A mutation to the spike protein may theoretically allow the new strain to more easily enter host cells, thereby triggering infection. "Some estimates have calculated an approximately 50% increase in infection," Dr. Bailey explains. "in other words, 15 new infections from the mutated strain versus 10 from the current COVID-19 strain."
One such mutation is N501Y, which is in the receptor binding domain (RBD) of the Spike protein of the virus. Scientists believe that this mutation may cause it to bind more tightly to the human angiotensin-converting enzyme 2 (ACE2) receptor. Other changes in the Spike protein may allow this mutation to evade detection by certain PCR (polymerase chain reaction) methods, Dr. Narashimhan adds. "It is postulated that the combination of the tighter binding and, perhaps, the failure of some test methods, make it more contagious," she says.
The more contagious strains aren't making people sicker
Dr. Narasimhan confirms that more severe illness hasn't been seen with the new variant. But she points out that if more people get infected, it follows that more will get sick and need hospital care—and a subset of those will not survive. Even if the new variant is not more lethal, the fact that it can spread faster and more effectively may translate to a higher death and disability toll. "To put it another way, a small percentage of a very big number can easily be much, much bigger than a big percentage of a small number," she says. "This is one of the main reasons we are concerned."
The B.1.1.7 strain also seems to have spread farther than experts initially thought—even before it had been identified as a new variant. "This also happened in early 2020 when the virus was well inside the US and beyond China even before we knew it," Dr. Narasimhan says.
Speed of spread doesn't just increase infection numbers; it can also decrease the effectiveness of contact tracing. "The faster any virus spreads, the more people may have been infected by the time an infected individual is first identified, and attempts to contain its spread through separation of susceptible family members or contact tracing can even begin," Dr. Bailey explains.

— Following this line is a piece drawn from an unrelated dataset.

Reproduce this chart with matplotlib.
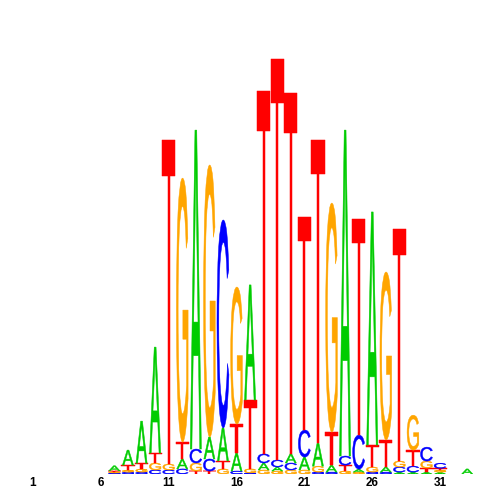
import matplotlib
matplotlib.use("Agg")
import matplotlib.pyplot as plt
from matplotlib.textpath import TextPath
from matplotlib.patches import PathPatch
from matplotlib.font_manager import FontProperties
from matplotlib.transforms import Affine2D

# information content (bits) per letter, positions 1..33
positions = list(range(1, 34))
bits_A = [0, 0, 0, 0, 0, 0, 0.024, 0.071, 0.199, 0.501, 0.0, 0.047, 1.508, 0.104, 0.156, 0.085, 0.544,
          0.033, 0.019, 0.043, 0.061, 0.109, 0.033, 1.541, 0.014, 1.102, 0.024, 0.009, 0.009, 0.009, 0.009, 0, 0.024]
bits_C = [0, 0, 0, 0, 0, 0, 0.005, 0.009, 0.009, 0.019, 0.019, 0.024, 0.066, 0.057, 0.983, 0.014, 0.005,
          0.043, 0.033, 0.033, 0.128, 0.009, 0.009, 0.043, 0.161, 0.009, 0.009, 0.024, 0.028, 0.066, 0.024, 0, 0]
bits_G = [0, 0, 0, 0, 0, 0, 0.005, 0.009, 0.014, 0.033, 0.028, 1.248, 0.038, 1.286, 0.024, 0.648, 0.019,
          0.019, 0.014, 0.019, 0.019, 0.028, 1.083, 0.014, 0.009, 0.024, 0.794, 0.028, 0.165, 0.033, 0.009, 0, 0]
bits_T = [0, 0, 0, 0, 0, 0, 0.005, 0.024, 0.028, 0.047, 1.532, 0.080, 0.014, 0.014, 0.038, 0.137, 0.326,
          1.716, 1.896, 1.707, 1.007, 1.433, 0.156, 0.028, 1.021, 0.104, 0.128, 1.097, 0.076, 0.019, 0.009, 0, 0]
tick_positions = [1, 6, 11, 16, 21, 26, 31]

colors = {"A": "#00CC00", "C": "#0000FF", "G": "#FFA500", "T": "#FF0000"}
# glyphs keep their side bearings, so they are not all equally wide
widths = {"A": 0.82, "C": 0.88, "G": 0.86, "T": 0.97}
font = FontProperties(family="Liberation Sans", weight="normal")


def draw_letter(ax, ch, x, y, w, h, color):
    """Stretch a glyph to fill the box centred on x, from y to y + h."""
    path = TextPath((0, 0), ch, size=1, prop=font)
    ext = path.get_extents()
    t = (Affine2D().translate(-ext.x0, -ext.y0)
         .scale(w / ext.width, h / ext.height)
         .translate(x - w / 2, y))
    ax.add_patch(PathPatch(t.transform_path(path), fc=color, ec=color, lw=0.35))


fig = plt.figure(figsize=(5, 5), dpi=100)
ax = fig.add_axes([0.0524, 0.052, 0.8956, 0.846])

for i, pos in enumerate(positions):
    column = [("A", bits_A[i]), ("C", bits_C[i]), ("G", bits_G[i]), ("T", bits_T[i])]
    column.sort(key=lambda item: item[1])
    y = 0
    for ch, h in column:
        if h > 0:
            draw_letter(ax, ch, pos, y, widths[ch], h, colors[ch])
            y += h

ax.set_xlim(0.5, 33.5)
ax.set_ylim(0, 2)
for s in ax.spines.values():
    s.set_visible(False)
ax.set_yticks([])
ax.set_xticks(tick_positions)
ax.set_xticklabels([str(t) for t in tick_positions], fontsize=8.5, fontweight="bold",
                   family="Liberation Sans")
ax.tick_params(axis="x", length=0, pad=2)

fig.savefig("out.png", dpi=100)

Here's what to do to lower your risk
Basically, take all the preventive steps we've been told to do for months—wash our hands, stay six feet away from others, and wear face coverings when it's not possible to physically distance. And when a vaccine is available to you, get it. Still, Dr. Narasimhan warns that we don't know yet if those measures are as effective against B.1.1.7 as they were in an identical scenario with the regular strain of COVID-19. "We may need to amp up these measures at a time when society is already fatigued of them."
She adds that we simply won't know all the answers about B.1.1.7 for some time, and that goes for any other emerging new strain. "As health care workers and scientists, we were just seeing a light at the end of the pandemic tunnel with the vaccine rollout and this uncertainty is unsettling," she admits.
The information in this story is accurate as of press time. However, as the situation surrounding COVID-19 continues to evolve, it's possible that some data have changed since publication. While Health is trying to keep our stories as up-to-date as possible, we also encourage readers to stay informed on news and recommendations for their own communities by using the CDC, WHO, and their local public health department as resources.